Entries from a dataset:
___

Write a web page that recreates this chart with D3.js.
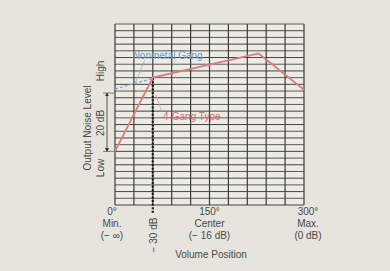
<!DOCTYPE html>
<html lang="en">
<head>
<meta charset="utf-8">
<title>Output Noise Level</title>
<script src="https://d3js.org/d3.v7.min.js"></script>
<style>
  body { margin: 0; background: #e6e4dc; }
  svg text { font-family: "Liberation Sans", Arial, sans-serif; fill: #4a4a4a; }
</style>
</head>
<body>
<div id="chart"></div>
<script>
// volume position in degrees, noise level in grid rows (0..27)
const fourGang = [[0, 8], [60, 19], [228, 22.6], [300, 17.2]];
const nonmetal = [[0, 17.3], [60, 18.9]];
const xTicks = [0, 30, 60, 90, 120, 150, 180, 210, 240, 270, 300];
const yRows = d3.range(0, 28);
const xLabels = [
  {deg: 0, lines: ["0°", "Min.", "(− ∞)"]},
  {deg: 150, lines: ["150°", "Center", "(− 16 dB)"]},
  {deg: 300, lines: ["300°", "Max.", "(0 dB)"]}
];
const cutDeg = 60;

const width = 390, height = 271;
const svg = d3.select("#chart").append("svg")
  .attr("width", width).attr("height", height);

const x = d3.scaleLinear().domain([0, 300]).range([115, 304]);
const y = d3.scaleLinear().domain([0, 27]).range([205, 24]);

// plot area
svg.append("rect")
  .attr("x", x(0)).attr("y", y(27))
  .attr("width", x(300) - x(0)).attr("height", y(0) - y(27))
  .attr("fill", "#ecebe5");

// grid
svg.append("g").selectAll("line").data(yRows).join("line")
  .attr("x1", x(0)).attr("x2", x(300))
  .attr("y1", d => y(d)).attr("y2", d => y(d))
  .attr("stroke", d => d % 2 ? "#5a5a5a" : "#444")
  .attr("stroke-width", 1);
svg.append("g").selectAll("line").data(xTicks).join("line")
  .attr("x1", d => x(d)).attr("x2", d => x(d))
  .attr("y1", y(0)).attr("y2", y(27))
  .attr("stroke", "#3c3c3c")
  .attr("stroke-width", 1.2);

const line = d3.line().x(d => x(d[0])).y(d => y(d[1]));

// -30 dB dotted marker
svg.append("line")
  .attr("x1", x(cutDeg)).attr("x2", x(cutDeg))
  .attr("y1", y(19)).attr("y2", 213)
  .attr("stroke", "#1a1a1a").attr("stroke-width", 2.2)
  .attr("stroke-dasharray", "2,1.6");

// nonmetal gang (dashed blue)
svg.append("path").datum(nonmetal)
  .attr("d", line).attr("fill", "none")
  .attr("stroke", "#7fa6c8").attr("stroke-width", 1.3)
  .attr("stroke-dasharray", "3,2");
svg.append("line")
  .attr("x1", x(32)).attr("y1", y(18.1))
  .attr("x2", x(47)).attr("y2", y(21.6))
  .attr("stroke", "#8fb0cc").attr("stroke-width", 0.8);

// 4-gang type (red)
svg.append("path").datum(fourGang)
  .attr("d", line).attr("fill", "none")
  .attr("stroke", "#dc7c80").attr("stroke-width", 1.8);
svg.append("line")
  .attr("x1", x(65)).attr("y1", y(16.4))
  .attr("x2", x(74)).attr("y2", y(14))
  .attr("stroke", "#d9a0a0").attr("stroke-width", 0.8);

svg.append("text").text("Nonmetal Gang")
  .attr("x", x(28)).attr("y", 59)
  .attr("font-size", 10).style("fill", "#6f9cc6");
svg.append("text").text("4-Gang Type")
  .attr("x", x(76)).attr("y", 120)
  .attr("font-size", 10).style("fill", "#d86f70");

// 20 dB bracket
const bracketX = 107;
svg.append("defs").append("marker")
  .attr("id", "arr").attr("viewBox", "0 0 6 6")
  .attr("refX", 5).attr("refY", 3)
  .attr("markerWidth", 5).attr("markerHeight", 5)
  .attr("orient", "auto-start-reverse")
  .append("path").attr("d", "M0,0L6,3L0,6Z").attr("fill", "#333");
svg.append("line")
  .attr("x1", bracketX).attr("x2", bracketX)
  .attr("y1", y(16.7)).attr("y2", y(8))
  .attr("stroke", "#333").attr("stroke-width", 0.8)
  .attr("marker-start", "url(#arr)").attr("marker-end", "url(#arr)");
[16.7, 8].forEach(v => {
  svg.append("line")
    .attr("x1", 103).attr("x2", x(0))
    .attr("y1", y(v)).attr("y2", y(v))
    .attr("stroke", "#555").attr("stroke-width", 0.7);
});

// y labels
const yLab = (txt, cx, cy) => svg.append("text").text(txt)
  .attr("transform", `translate(${cx},${cy}) rotate(-90)`)
  .attr("text-anchor", "middle").attr("dy", "0.35em")
  .attr("font-size", 10);
yLab("Output Noise Level", 87, 128);
yLab("Low", 100, 168);
yLab("20 dB", 100, 123);
yLab("High", 100, 71);

// x labels
xLabels.forEach(l => {
  const t = svg.append("text")
    .attr("text-anchor", "middle").attr("font-size", 10);
  l.lines.forEach((s, i) => {
    t.append("tspan").text(s)
      .attr("x", x(l.deg) + (l.deg === 300 ? 4 : (l.deg === 0 ? -3 : 0)))
      .attr("y", 215 + i * 12);
  });
});
yLab("− 30 dB", x(cutDeg) + 1, 235);
svg.append("text").text("Volume Position")
  .attr("x", 211).attr("y", 258)
  .attr("text-anchor", "middle").attr("font-size", 10);
</script>
</body>
</html>
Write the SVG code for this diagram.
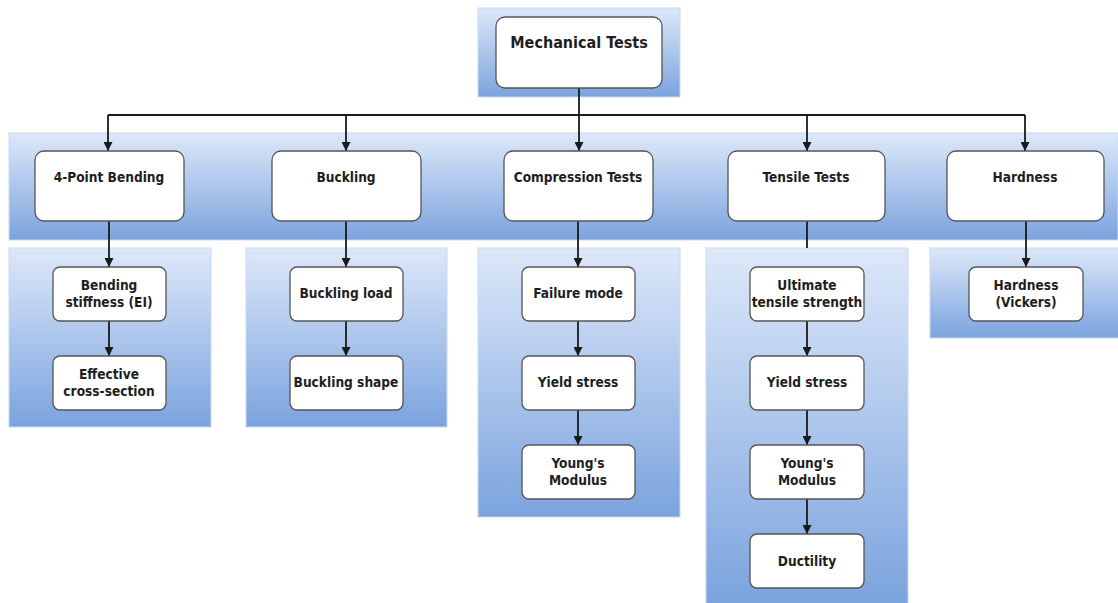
<svg xmlns="http://www.w3.org/2000/svg" width="1118" height="603" viewBox="0 0 1118 603">
  <defs>
    <linearGradient id="panelFill" x1="0" y1="0" x2="0" y2="1">
      <stop offset="0" stop-color="#dde8f9"/>
      <stop offset="1" stop-color="#7ba3de"/>
    </linearGradient>
    <marker id="arrow" viewBox="0 0 10 10" refX="10" refY="5" markerWidth="9" markerHeight="9" markerUnits="userSpaceOnUse" orient="auto">
      <path d="M0,0 L10,5 L0,10 z" fill="#1a1a1a"/>
    </marker>
  </defs>
  <style>
    .panel { fill: url(#panelFill); stroke: #c9d9f0; stroke-width: 1; }
    .box { fill: #ffffff; stroke: #555555; stroke-width: 1.3; }
    .lbl { font-family: "DejaVu Sans Condensed", "DejaVu Sans", Verdana, sans-serif; font-stretch: condensed; font-weight: bold; font-size: 13.6px; fill: #1e1e1e; text-anchor: middle; }
    .big { font-size: 16px; }
    .wire { fill: none; stroke: #1a1a1a; stroke-width: 1.8; }
  </style>

  <rect width="1118" height="603" fill="#ffffff"/>

  <!-- background bands -->
  <g id="panels">
    <rect class="panel" x="478" y="8" width="202" height="89"/>
    <rect class="panel" x="9" y="133" width="1109" height="107"/>
    <rect class="panel" x="9" y="248" width="202" height="179"/>
    <rect class="panel" x="246" y="248" width="201" height="179"/>
    <rect class="panel" x="478" y="248" width="202" height="269"/>
    <rect class="panel" x="706" y="248" width="202" height="356"/>
    <rect class="panel" x="930" y="248" width="189" height="90"/>
  </g>

  <!-- connectors -->
  <g id="connectors">
    <path class="wire" d="M579,88 V115 M108,115 H1025"/>
    <path class="wire" marker-end="url(#arrow)" d="M108,115 V151"/>
    <path class="wire" marker-end="url(#arrow)" d="M346,115 V151"/>
    <path class="wire" marker-end="url(#arrow)" d="M579,115 V151"/>
    <path class="wire" marker-end="url(#arrow)" d="M807,115 V151"/>
    <path class="wire" marker-end="url(#arrow)" d="M1025,115 V151"/>

    <path class="wire" marker-end="url(#arrow)" d="M109,221 V267"/>
    <path class="wire" marker-end="url(#arrow)" d="M109,321 V356"/>

    <path class="wire" marker-end="url(#arrow)" d="M346,221 V267"/>
    <path class="wire" marker-end="url(#arrow)" d="M346,321 V356"/>

    <path class="wire" marker-end="url(#arrow)" d="M578,221 V267"/>
    <path class="wire" marker-end="url(#arrow)" d="M578,321 V356"/>
    <path class="wire" marker-end="url(#arrow)" d="M578,410 V445"/>

    <path class="wire" d="M807,221 V248"/>
    <path class="wire" marker-end="url(#arrow)" d="M807,321 V356"/>
    <path class="wire" marker-end="url(#arrow)" d="M807,410 V445"/>
    <path class="wire" marker-end="url(#arrow)" d="M807,499 V534"/>

    <path class="wire" marker-end="url(#arrow)" d="M1026,221 V267"/>
  </g>

  <!-- root -->
  <g id="mechanical-tests">
    <rect class="box" x="496" y="17" width="166" height="71" rx="9"/>
    <text class="lbl big" x="579" y="48">Mechanical Tests</text>
  </g>

  <!-- first level -->
  <g id="four-point-bending">
    <rect class="box" x="35" y="151" width="149" height="70" rx="9"/>
    <text class="lbl" x="109" y="182">4-Point Bending</text>
  </g>
  <g id="buckling">
    <rect class="box" x="272" y="151" width="149" height="70" rx="9"/>
    <text class="lbl" x="346" y="182">Buckling</text>
  </g>
  <g id="compression-tests">
    <rect class="box" x="504" y="151" width="149" height="70" rx="9"/>
    <text class="lbl" x="578" y="182">Compression Tests</text>
  </g>
  <g id="tensile-tests">
    <rect class="box" x="728" y="151" width="157" height="70" rx="9"/>
    <text class="lbl" x="806" y="182">Tensile Tests</text>
  </g>
  <g id="hardness">
    <rect class="box" x="947" y="151" width="157" height="70" rx="9"/>
    <text class="lbl" x="1025" y="182">Hardness</text>
  </g>

  <!-- 4-point bending results -->
  <g id="bending-stiffness">
    <rect class="box" x="53" y="267" width="113" height="54" rx="7"/>
    <text class="lbl" x="109" y="290">Bending</text>
    <text class="lbl" x="109" y="307">stiffness (EI)</text>
  </g>
  <g id="effective-cross-section">
    <rect class="box" x="53" y="356" width="113" height="54" rx="7"/>
    <text class="lbl" x="109" y="379">Effective</text>
    <text class="lbl" x="109" y="396">cross-section</text>
  </g>

  <!-- buckling results -->
  <g id="buckling-load">
    <rect class="box" x="290" y="267" width="113" height="54" rx="7"/>
    <text class="lbl" x="346" y="298">Buckling load</text>
  </g>
  <g id="buckling-shape">
    <rect class="box" x="290" y="356" width="113" height="54" rx="7"/>
    <text class="lbl" x="346" y="387">Buckling shape</text>
  </g>

  <!-- compression results -->
  <g id="failure-mode">
    <rect class="box" x="522" y="267" width="113" height="54" rx="7"/>
    <text class="lbl" x="578" y="298">Failure mode</text>
  </g>
  <g id="compression-yield-stress">
    <rect class="box" x="522" y="356" width="113" height="54" rx="7"/>
    <text class="lbl" x="578" y="387">Yield stress</text>
  </g>
  <g id="compression-youngs-modulus">
    <rect class="box" x="522" y="445" width="113" height="54" rx="7"/>
    <text class="lbl" x="578" y="468">Young's</text>
    <text class="lbl" x="578" y="485">Modulus</text>
  </g>

  <!-- tensile results -->
  <g id="ultimate-tensile-strength">
    <rect class="box" x="750" y="267" width="114" height="54" rx="7"/>
    <text class="lbl" x="807" y="290">Ultimate</text>
    <text class="lbl" x="807" y="307">tensile strength</text>
  </g>
  <g id="tensile-yield-stress">
    <rect class="box" x="750" y="356" width="114" height="54" rx="7"/>
    <text class="lbl" x="807" y="387">Yield stress</text>
  </g>
  <g id="tensile-youngs-modulus">
    <rect class="box" x="750" y="445" width="114" height="54" rx="7"/>
    <text class="lbl" x="807" y="468">Young's</text>
    <text class="lbl" x="807" y="485">Modulus</text>
  </g>
  <g id="ductility">
    <rect class="box" x="750" y="534" width="114" height="54" rx="7"/>
    <text class="lbl" x="807" y="566">Ductility</text>
  </g>

  <!-- hardness result -->
  <g id="hardness-vickers">
    <rect class="box" x="969" y="267" width="114" height="54" rx="7"/>
    <text class="lbl" x="1026" y="290">Hardness</text>
    <text class="lbl" x="1026" y="307">(Vickers)</text>
  </g>
</svg>
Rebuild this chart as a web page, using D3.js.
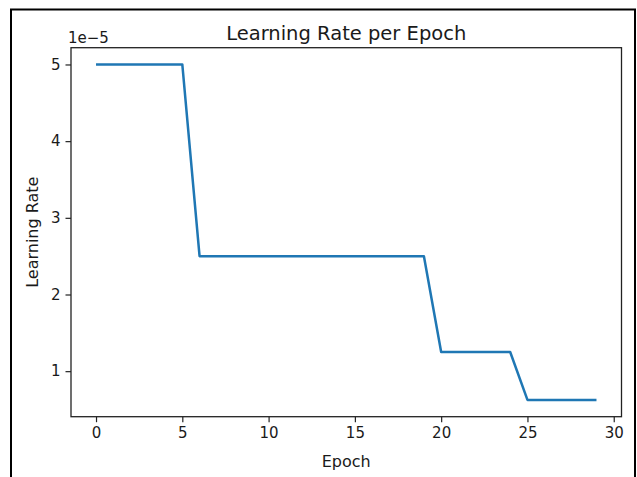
<!DOCTYPE html>
<html>
<head>
<meta charset="utf-8">
<script src="https://cdn.jsdelivr.net/npm/d3@7"></script>
<style>
  html, body { margin: 0; padding: 0; background: #fff; }
  svg { display: block; }
  text { font-family: "DejaVu Sans", sans-serif; fill: #1a1a1a; }
</style>
</head>
<body>
<svg id="chart" width="637" height="477"></svg>
<script>
// Data
const epochs = [0,1,2,3,4,5,6,7,8,9,10,11,12,13,14,15,16,17,18,19,20,21,22,23,24,25,26,27,28,29];
const learningRate = [5,5,5,5,5,5,2.5,2.5,2.5,2.5,2.5,2.5,2.5,2.5,2.5,2.5,2.5,2.5,2.5,2.5,1.25,1.25,1.25,1.25,1.25,0.625,0.625,0.625,0.625,0.625]; // x 1e-5
const xTicks = [0,5,10,15,20,25,30];
const yTicks = [1,2,3,4,5];
const titleText = "Learning Rate per Epoch";
const xLabel = "Epoch";
const yLabel = "Learning Rate";
const offsetText = "1e\u22125";

const svg = d3.select("#chart");

// outer frame
svg.append("rect")
  .attr("x", 11).attr("y", 9.5)
  .attr("width", 624).attr("height", 480)
  .attr("fill", "none").attr("stroke", "#000").attr("stroke-width", 2);

const mLeft = 71, mRight = 621.5, mTop = 47.7, mBottom = 416.7;

const xMin = d3.min(epochs), xMax = d3.max(epochs);
const xPad = (xMax - xMin) * 0.05;
const yMinV = d3.min(learningRate), yMaxV = d3.max(learningRate);
const yPad = (yMaxV - yMinV) * 0.05;

const x = d3.scaleLinear().domain([xMin - xPad, xMax + xPad]).range([mLeft, mRight]);
const y = d3.scaleLinear().domain([yMinV - yPad, yMaxV + yPad]).range([mBottom, mTop]);

// line
const line = d3.line().x((d, i) => x(epochs[i])).y(d => y(d));
svg.append("path")
  .datum(learningRate)
  .attr("d", line)
  .attr("fill", "none")
  .attr("stroke", "#1f77b4")
  .attr("stroke-width", 2.5)
  .attr("stroke-linejoin", "round");

// axes
const xAxis = d3.axisBottom(x).tickValues(xTicks).tickSize(5.5).tickPadding(5).tickFormat(d3.format("d"));
const yAxis = d3.axisLeft(y).tickValues(yTicks).tickSize(5.5).tickPadding(5).tickFormat(d3.format("d"));

const gx = svg.append("g").attr("transform", `translate(0,${mBottom})`).call(xAxis);
const gy = svg.append("g").attr("transform", `translate(${mLeft},0)`).call(yAxis);
[gx, gy].forEach(g => {
  g.select(".domain").remove();
  g.selectAll(".tick line").attr("stroke", "#222").attr("stroke-width", 1.2);
  g.selectAll(".tick text").attr("font-size", 15).attr("fill", "#1a1a1a")
    .style("font-family", "DejaVu Sans, sans-serif");
});

// spines
svg.append("rect")
  .attr("x", mLeft).attr("y", mTop)
  .attr("width", mRight - mLeft).attr("height", mBottom - mTop)
  .attr("fill", "none").attr("stroke", "#222").attr("stroke-width", 1.3);

// title
svg.append("text")
  .attr("x", (mLeft + mRight) / 2).attr("y", 40)
  .attr("text-anchor", "middle").attr("font-size", 19.5)
  .text(titleText);

// offset text
svg.append("text")
  .attr("x", mLeft - 3).attr("y", 43)
  .attr("font-size", 15)
  .text(offsetText);

// x label
svg.append("text")
  .attr("x", (mLeft + mRight) / 2).attr("y", 467)
  .attr("text-anchor", "middle").attr("font-size", 16)
  .text(xLabel);

// y label
svg.append("text")
  .attr("transform", `translate(38,${(mTop + mBottom) / 2}) rotate(-90)`)
  .attr("text-anchor", "middle").attr("font-size", 16)
  .text(yLabel);
</script>
</body>
</html>
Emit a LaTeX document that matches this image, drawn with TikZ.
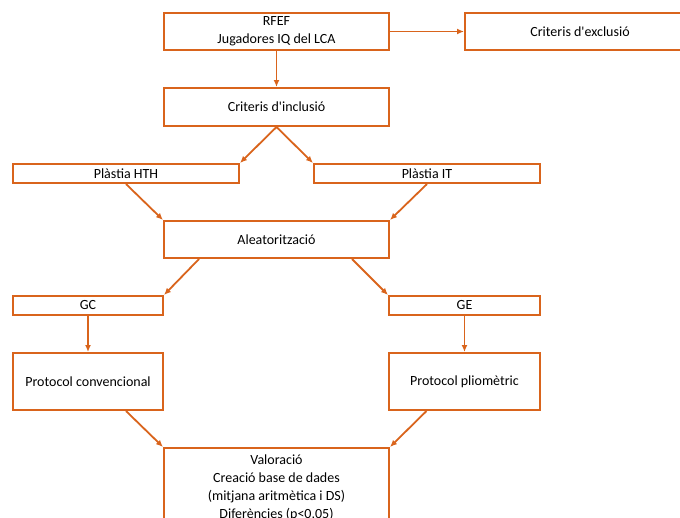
\documentclass[tikz,border=0pt]{standalone}
\usepackage{fontspec}
\setmainfont{Carlito}
\usetikzlibrary{arrows.meta,positioning}

\definecolor{taronja}{RGB}{217,100,28}

\tikzset{
  caixa/.style = {draw = taronja, line width = 2pt, shape = rectangle, inner sep = 0pt,
                  align = center, font = \fontsize{14}{18}\selectfont},
  fletxa/.style = {draw = taronja, line width = 1.8pt, -{Latex[length=7pt,width=6pt]}}
}

\begin{document}
\begin{tikzpicture}[x = 1pt, y = -1pt]
\clip (0,0) rectangle (680,517);
\node[caixa, minimum width = 225pt, minimum height = 37pt] (rfef) at (276.5,31.5) {RFEF\\Jugadores IQ del LCA};
\node[caixa, minimum width = 230pt, minimum height = 37pt] (excl) at (580,31.5) {Criteris d\textquotesingle exclusió};
\node[caixa, minimum width = 225pt, minimum height = 38pt] (incl) at (276.5,107) {Criteris d\textquotesingle inclusió};
\node[caixa, minimum width = 226pt, minimum height = 19pt] (hth) at (126,173.5) {Plàstia HTH};
\node[caixa, minimum width = 226pt, minimum height = 19pt] (it) at (427,173.5) {Plàstia IT};
\node[caixa, minimum width = 225pt, minimum height = 37pt] (alea) at (276.5,239.5) {Aleatorització};
\node[caixa, minimum width = 150pt, minimum height = 19pt] (gc) at (88,305.5) {GC};
\node[caixa, minimum width = 151pt, minimum height = 19pt] (ge) at (464.5,305.5) {GE};
\node[caixa, minimum width = 150pt, minimum height = 57pt] (conv) at (88,381.5) {Protocol convencional};
\node[caixa, minimum width = 151pt, minimum height = 57pt] (plio) at (464.5,381.5) {Protocol pliomètric};
\node[caixa, minimum width = 225pt, inner ysep = 7pt, anchor = north] (val) at (276.5,447)
  {Valoració\\Creació base de dades\\(mitjana aritmètica i DS)\\Diferències (p<0,05)};

% connectors
\draw[fletxa] (rfef.east) -- (excl.west);
\draw[fletxa] (rfef.south) -- (incl.north);
\draw[fletxa] (incl.south) -- (hth.north east);
\draw[fletxa] (incl.south) -- (it.north west);
\draw[fletxa] (hth.south) -- (alea.north west);
\draw[fletxa] (it.south) -- (alea.north east);
\draw[fletxa] ([xshift=36pt]alea.south west) -- (gc.north east);
\draw[fletxa] ([xshift=-38pt]alea.south east) -- (ge.north west);
\draw[fletxa] (gc.south) -- (conv.north);
\draw[fletxa] (ge.south) -- (plio.north);
\draw[fletxa] ([xshift=38pt]conv.south) -- (val.north west);
\draw[fletxa] ([xshift=-38pt]plio.south) -- (val.north east);
\end{tikzpicture}
\end{document}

___

Request
Using the entries above, reproduce word for word only the lines from the one that contains "Rebuild this chart" to the one that contains "const yPad = (yMaxV - yMinV) * 0.05;", both ends included, and drop every picture.

Complete answer
Rebuild this chart as a web page, using D3.js.
<!DOCTYPE html>
<html>
<head>
<meta charset="utf-8">
<script src="https://cdn.jsdelivr.net/npm/d3@7"></script>
<style>
  html, body { margin: 0; padding: 0; background: #fff; }
  svg { display: block; }
  text { font-family: "DejaVu Sans", sans-serif; fill: #1a1a1a; }
</style>
</head>
<body>
<svg id="chart" width="637" height="477"></svg>
<script>
// Data
const epochs = [0,1,2,3,4,5,6,7,8,9,10,11,12,13,14,15,16,17,18,19,20,21,22,23,24,25,26,27,28,29];
const learningRate = [5,5,5,5,5,5,2.5,2.5,2.5,2.5,2.5,2.5,2.5,2.5,2.5,2.5,2.5,2.5,2.5,2.5,1.25,1.25,1.25,1.25,1.25,0.625,0.625,0.625,0.625,0.625]; // x 1e-5
const xTicks = [0,5,10,15,20,25,30];
const yTicks = [1,2,3,4,5];
const titleText = "Learning Rate per Epoch";
const xLabel = "Epoch";
const yLabel = "Learning Rate";
const offsetText = "1e\u22125";

const svg = d3.select("#chart");

// outer frame
svg.append("rect")
  .attr("x", 11).attr("y", 9.5)
  .attr("width", 624).attr("height", 480)
  .attr("fill", "none").attr("stroke", "#000").attr("stroke-width", 2);

const mLeft = 71, mRight = 621.5, mTop = 47.7, mBottom = 416.7;

const xMin = d3.min(epochs), xMax = d3.max(epochs);
const xPad = (xMax - xMin) * 0.05;
const yMinV = d3.min(learningRate), yMaxV = d3.max(learningRate);
const yPad = (yMaxV - yMinV) * 0.05;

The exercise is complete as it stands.